┌──

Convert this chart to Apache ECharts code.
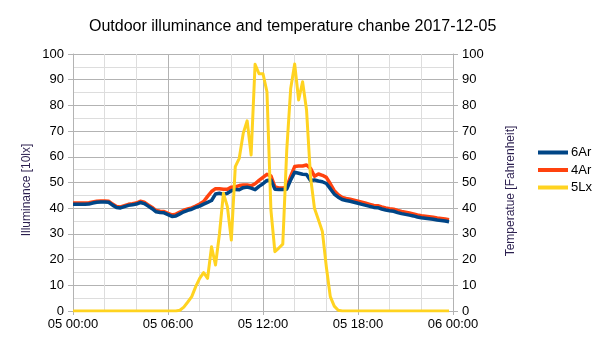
<!DOCTYPE html>
<html>
<head>
<meta charset="utf-8">
<script src="https://cdn.jsdelivr.net/npm/echarts@6/dist/echarts.min.js"></script>
<style>
  html, body { margin: 0; padding: 0; background: #ffffff; }
  #chart { width: 605px; height: 340px; }
</style>
</head>
<body>
<div id="chart"></div>
<script>
// Samples every 15 minutes from 05 00:00 to 05 23:45
const sampleStepHours = 0.25;

const xTickLabels = ['05 00:00', '05 06:00', '05 12:00', '05 18:00', '06 00:00'];
const yTickLabels = ['0', '10', '20', '30', '40', '50', '60', '70', '80', '90', '100'];

const seriesNames = ['6Ar', '4Ar', '5Lx'];

// 6Ar temperature [°F]
const temp6Ar = [
  41.5, 41.5, 41.5, 41.5, 41.6, 42.0, 42.3, 42.4,
  42.4, 42.3, 41.2, 40.3, 40.1, 40.6, 41.1, 41.3,
  41.6, 42.2, 41.8, 40.8, 39.8, 38.6, 38.3, 38.2,
  37.5, 36.8, 37.0, 37.8, 38.6, 39.2, 39.6, 40.3,
  40.8, 41.6, 42.3, 43.0, 45.5, 45.8, 45.4, 45.8,
  46.8, 47.3, 47.2, 48.0, 48.2, 47.8, 47.2, 48.5,
  49.5, 50.8, 51.0, 47.4, 47.3, 47.3, 47.4, 51.0,
  54.0, 53.6, 53.2, 53.1, 50.8, 51.0, 50.6, 50.3,
  49.6, 47.6, 45.5, 44.3, 43.4, 43.0, 42.7, 42.3,
  41.9, 41.5, 41.1, 40.7, 40.3, 40.2, 39.7, 39.3,
  39.0, 38.8, 38.3, 37.9, 37.6, 37.3, 37.0, 36.6,
  36.3, 36.1, 35.9, 35.7, 35.4, 35.2, 35.0, 34.7
];

// 4Ar temperature [°F]
const temp4Ar = [
  42.0, 42.0, 42.0, 42.0, 42.1, 42.4, 42.7, 42.8,
  42.8, 42.7, 41.6, 40.7, 40.5, 41.0, 41.5, 41.7,
  42.0, 42.7, 42.3, 41.3, 40.3, 39.1, 38.8, 38.7,
  38.0, 37.4, 37.7, 38.5, 39.2, 39.7, 40.1, 40.8,
  41.6, 42.6, 44.6, 46.5, 47.6, 47.6, 47.4, 47.4,
  48.2, 48.3, 48.8, 49.0, 49.0, 48.7, 49.5, 50.8,
  52.0, 53.2, 52.6, 48.3, 47.9, 47.9, 48.1, 52.5,
  56.2, 56.4, 56.4, 56.8, 55.5, 52.4, 53.3, 52.8,
  52.0, 49.5, 46.8, 45.2, 44.2, 43.8, 43.5, 43.1,
  42.7, 42.3, 41.9, 41.5, 41.1, 41.0, 40.5, 40.1,
  39.8, 39.6, 39.1, 38.7, 38.4, 38.1, 37.8, 37.4,
  37.1, 36.9, 36.7, 36.5, 36.2, 36.0, 35.8, 35.5
];

// 5Lx illuminance [10 lx]
const lux5Lx = [
  0, 0, 0, 0, 0, 0, 0, 0,
  0, 0, 0, 0, 0, 0, 0, 0,
  0, 0, 0, 0, 0, 0, 0, 0,
  0, 0, 0, 0.3, 1.5, 3.5, 5.6, 9.5,
  12.7, 14.9, 12.7, 25.0, 17.9, 30.0, 45.8, 40.6,
  27.6, 56.2, 59.4, 69.1, 74.0, 60.7, 96.0, 92.3,
  92.3, 85.3, 39.3, 23.1, 24.5, 26.0, 62.6, 86.6,
  96.1, 82.1, 89.2, 78.2, 52.3, 40.0, 35.5, 30.9,
  17.2, 5.6, 1.9, 0.3, 0, 0, 0, 0,
  0, 0, 0, 0, 0, 0, 0, 0,
  0, 0, 0, 0, 0, 0, 0, 0,
  0, 0, 0, 0, 0, 0, 0, 0
];

const colors = { '6Ar': '#004586', '4Ar': '#ff420e', '5Lx': '#ffd320' };

function pairs(values) {
  return values.map((v, i) => [i * sampleStepHours, v]);
}

const font = '"Liberation Sans", Arial, sans-serif';
const gridMajor = '#b3b3b3';
const gridMinor = '#dddddd';

function yAxisDef(position, showSplit) {
  return {
    type: 'value',
    position: position,
    min: 0, max: 100, interval: 10,
    axisLine: { show: true, lineStyle: { color: gridMajor, width: 1 } },
    axisTick: { show: true, length: 5, lineStyle: { color: gridMajor } },
    axisLabel: {
      margin: 9, color: '#000', fontSize: 13, fontFamily: font,
      formatter: v => yTickLabels[Math.round(v / 10)]
    },
    splitLine: { show: showSplit, lineStyle: { color: gridMajor, width: 1 } },
    minorTick: { show: false, splitNumber: 2 },
    minorSplitLine: { show: showSplit, lineStyle: { color: gridMinor, width: 1 } }
  };
}

const chart = echarts.init(document.getElementById('chart'), null, { renderer: 'canvas' });

chart.setOption({
  backgroundColor: '#ffffff',
  animation: false,
  title: {
    text: 'Outdoor illuminance and temperature chanbe 2017-12-05',
    left: 84, top: 14,
    textStyle: { fontSize: 16, fontWeight: 'normal', color: '#000', fontFamily: font }
  },
  legend: {
    data: seriesNames,
    orient: 'vertical',
    left: 533, top: 141,
    icon: 'rect',
    itemWidth: 30, itemHeight: 4, itemGap: 4.5,
    textStyle: { fontSize: 13, color: '#000', fontFamily: font, padding: [0, 0, 0, -2] }
  },
  grid: { left: 73, right: 152, top: 54, bottom: 29, containLabel: false },
  xAxis: {
    type: 'value',
    min: 0, max: 24, interval: 6,
    axisLine: { show: true, onZero: false, lineStyle: { color: gridMajor, width: 1 } },
    axisTick: { show: true, length: 4, lineStyle: { color: gridMajor } },
    axisLabel: {
      margin: 7, color: '#000', fontSize: 13, fontFamily: font,
      formatter: v => xTickLabels[Math.round(v / 6)]
    },
    splitLine: { show: true, lineStyle: { color: gridMajor, width: 1 } },
    minorTick: { show: false, splitNumber: 3 },
    minorSplitLine: { show: true, lineStyle: { color: gridMinor, width: 1 } }
  },
  yAxis: [yAxisDef('left', true), yAxisDef('right', false)],
  graphic: [
    {
      type: 'text', x: 27, y: 190, rotation: Math.PI / 2,
      style: {
        text: 'Illuminance [10lx]', fontSize: 12, fontFamily: font,
        fill: '#2b1f4f', textAlign: 'center', textVerticalAlign: 'middle'
      }
    },
    {
      type: 'text', x: 511, y: 191, rotation: Math.PI / 2,
      style: {
        text: 'Temperatue [Fahrenheit]', fontSize: 12, fontFamily: font,
        fill: '#2b1f4f', textAlign: 'center', textVerticalAlign: 'middle'
      }
    }
  ],
  series: [
    {
      name: '6Ar', type: 'line', yAxisIndex: 1, z: 3,
      data: pairs(temp6Ar), showSymbol: false, symbol: 'none',
      color: colors['6Ar'],
      lineStyle: { width: 3.5, color: colors['6Ar'], join: 'round' }
    },
    {
      name: '4Ar', type: 'line', yAxisIndex: 1, z: 2,
      data: pairs(temp4Ar), showSymbol: false, symbol: 'none',
      color: colors['4Ar'],
      lineStyle: { width: 3.5, color: colors['4Ar'], join: 'round' }
    },
    {
      name: '5Lx', type: 'line', yAxisIndex: 0, z: 4,
      data: pairs(lux5Lx), showSymbol: false, symbol: 'none',
      color: colors['5Lx'],
      lineStyle: { width: 3, color: colors['5Lx'], join: 'round' }
    }
  ]
});
</script>
</body>
</html>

└──

→ **Stated problem**
Extract, word for word, each line from the top of the data down to and including the line with "const seriesNames = ['6Ar', '4Ar', '5Lx'];"; skip the pictures.

→ **Result of this task**
Convert this chart to Apache ECharts code.
<!DOCTYPE html>
<html>
<head>
<meta charset="utf-8">
<script src="https://cdn.jsdelivr.net/npm/echarts@6/dist/echarts.min.js"></script>
<style>
  html, body { margin: 0; padding: 0; background: #ffffff; }
  #chart { width: 605px; height: 340px; }
</style>
</head>
<body>
<div id="chart"></div>
<script>
// Samples every 15 minutes from 05 00:00 to 05 23:45
const sampleStepHours = 0.25;

const xTickLabels = ['05 00:00', '05 06:00', '05 12:00', '05 18:00', '06 00:00'];
const yTickLabels = ['0', '10', '20', '30', '40', '50', '60', '70', '80', '90', '100'];

const seriesNames = ['6Ar', '4Ar', '5Lx'];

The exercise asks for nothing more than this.